Russian Defense Ministry is once again considering reviving a century-old military concept - the use of armored trains.
Last year, Russian Defense Minister Sergei Shoigu decided to overturn an order by his predecessor, Anatoly Serdyukov, to eliminate the four armored trains still in country's service. During Russian military operations in the North Caucasus and Chechnya from 2002 to 2009, the Russian military created an entire group of armored trains. However, once military operations in Chechnya wound down, the Defense Ministry has decided that a modern army no longer needed such trains.
According to Russian daily Izvestia, the decision to save these special armored trains was made personally by Minister Shoigu. When Serdyukov unexpectedly resigned in late 2012, many of his orders on the reorganization of various units of the Ministry of Defense were not fulfilled, explains Izvestia. After Shoigu audited all military assets, he overruled his predecessor's orders on the reduction of military educational institutions, refused to disband mobile and airborne units, and decided to keep armored trains in the nation's Southern Military District. "When he was the head of the Emergencies Ministry (the Russian equivalent of FEMA), Shoigu, while in Chechnya during the counter-terrorist operation, saw these special trains working and found them useful for the Armed Forces," Izvestia explains.

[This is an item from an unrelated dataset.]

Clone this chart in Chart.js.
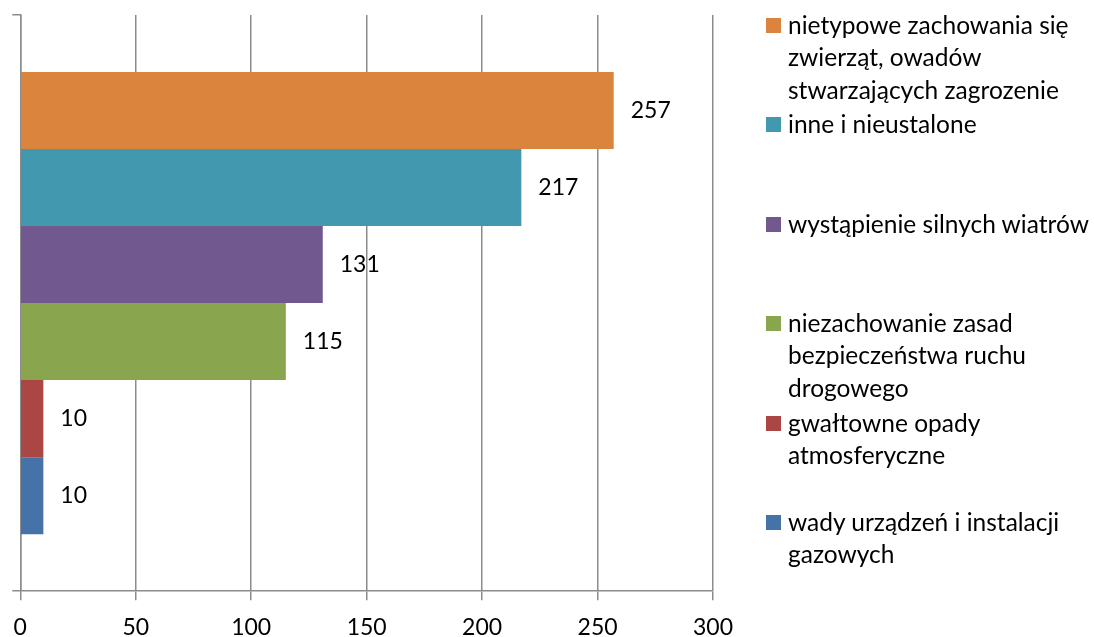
<!DOCTYPE html>
<html>
<head>
<meta charset="utf-8">
<script src="https://cdn.jsdelivr.net/npm/chart.js@4/dist/chart.umd.min.js"></script>
<style>
    html, body { margin: 0; padding: 0; background: #fff; }
    #wrap { position: relative; width: 1094px; height: 637px; overflow: hidden; }
    #chart { display: block; }
    #legend { position: absolute; left: 766px; top: 9px; font-family: Lato, "Open Sans", sans-serif; font-size: 24.5px; color: #000; }
    .item { position: relative; height: 99.4px; }
    .box { position: absolute; left: 0; top: 9px; width: 15px; height: 15px; }
    .txt { position: absolute; left: 22px; top: 0; line-height: 32.3px; white-space: pre; }
</style>
</head>
<body>
<div id="wrap">
    <canvas id="chart" width="1094" height="655"></canvas>
    <div id="legend"></div>
</div>
<script>
// -----------------------------
// Dane
// -----------------------------
const categories = [''];
const seriesNames = [
    'nietypowe zachowania się\nzwierząt, owadów\nstwarzających zagrozenie',
    'inne i nieustalone',
    'wystąpienie silnych wiatrów',
    'niezachowanie zasad\nbezpieczeństwa ruchu\ndrogowego',
    'gwałtowne opady\natmosferyczne',
    'wady urządzeń i instalacji\ngazowych'
];
const seriesValues = [257, 217, 131, 115, 10, 10];
const seriesColors = ['#DB843D', '#4198AF', '#71588F', '#89A54E', '#AA4643', '#4572A7'];
const xTicks = [0, 50, 100, 150, 200, 250, 300];

const gridColor = '#8c8c8c';
const fontFamily = 'Lato, "Open Sans", sans-serif';

// -----------------------------
// Etykiety danych
// -----------------------------
const valueLabels = {
    id: 'valueLabels',
    afterDatasetsDraw(chart) {
        const ctx = chart.ctx;
        ctx.save();
        ctx.font = '23px ' + fontFamily;
        ctx.fillStyle = '#000';
        ctx.textAlign = 'left';
        ctx.textBaseline = 'middle';
        chart.data.datasets.forEach((ds, i) => {
            chart.getDatasetMeta(i).data.forEach((bar, j) => {
                ctx.fillText(String(ds.data[j]), bar.x + 17, bar.y);
            });
        });
        ctx.restore();
    }
};

const datasets = seriesNames.map((name, i) => ({
    label: name,
    data: [seriesValues[i]],
    backgroundColor: seriesColors[i],
    borderWidth: 0,
    categoryPercentage: 0.802,
    barPercentage: 1
}));

new Chart(document.getElementById('chart').getContext('2d'), {
    type: 'bar',
    data: { labels: categories, datasets: datasets },
    options: {
        responsive: false,
        animation: false,
        indexAxis: 'y',
        layout: { padding: { left: 11.5, top: 15, right: 381, bottom: 0 } },
        plugins: { legend: { display: false }, tooltip: { enabled: false } },
        scales: {
            x: {
                min: 0,
                max: 300,
                afterBuildTicks: axis => { axis.ticks = xTicks.map(v => ({ value: v })); },
                grid: { color: gridColor, lineWidth: 1.5, tickLength: 9, drawTicks: true },
                border: { color: gridColor, width: 1.5 },
                ticks: { color: '#000', padding: 13.6, font: { family: fontFamily, size: 23 } }
            },
            y: {
                grid: { offset: true, drawOnChartArea: false, drawTicks: true, tickLength: 8, color: gridColor, lineWidth: 1.5 },
                border: { color: gridColor, width: 1.5 },
                ticks: { display: false }
            }
        }
    },
    plugins: [valueLabels]
});

// -----------------------------
// Legenda (HTML)
// -----------------------------
const legendEl = document.getElementById('legend');
seriesNames.forEach((name, i) => {
    const item = document.createElement('div');
    item.className = 'item';
    item.innerHTML = '<div class="box" style="background:' + seriesColors[i] + '"></div><div class="txt"></div>';
    item.querySelector('.txt').textContent = name;
    legendEl.appendChild(item);
});
</script>
</body>
</html>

Russian military officers emphasized that these armored trains proved themselves ably in Chechnya, where it was necessary to protect military cargo and personnel transported via rail from Chechen insurgents. Such armored trains were also essential to protect combat engineers who cleared the railway tracks of improvised explosive devices. Each of the trains included repair teams capable of restoring damaged tracks within hours. The four trains, built in the middle of the last century, were on duty in the Soviet Far East until the 1980s -- there they guarded bridges and railways along the Soviet-Chinese border.
Such armored trains have near-legendary status in Russia. When mobility and concentrated firepower were scarce during the Russian Revolution and the subsequent Civil War that raged across long stretches of today's Russia and Ukraine between 1917 and 1921, trains equipped with cannon and other weapons allowed Bolshevik forces to gain an upper hand over their opponents, at times deploying more than a dozen such trains in a single battle.
By the end of the conflict, the newly formed Russian Red Army had 121 such trains in service, which were also used in World War Two and were immortalized on propaganda posters and numerous Soviet and Russian films. However, in the following decades, advances in artillery, missile guidance, aviation, and other technologies made such trains easy targets and therefore virtually irrelevant in large-scale military operations.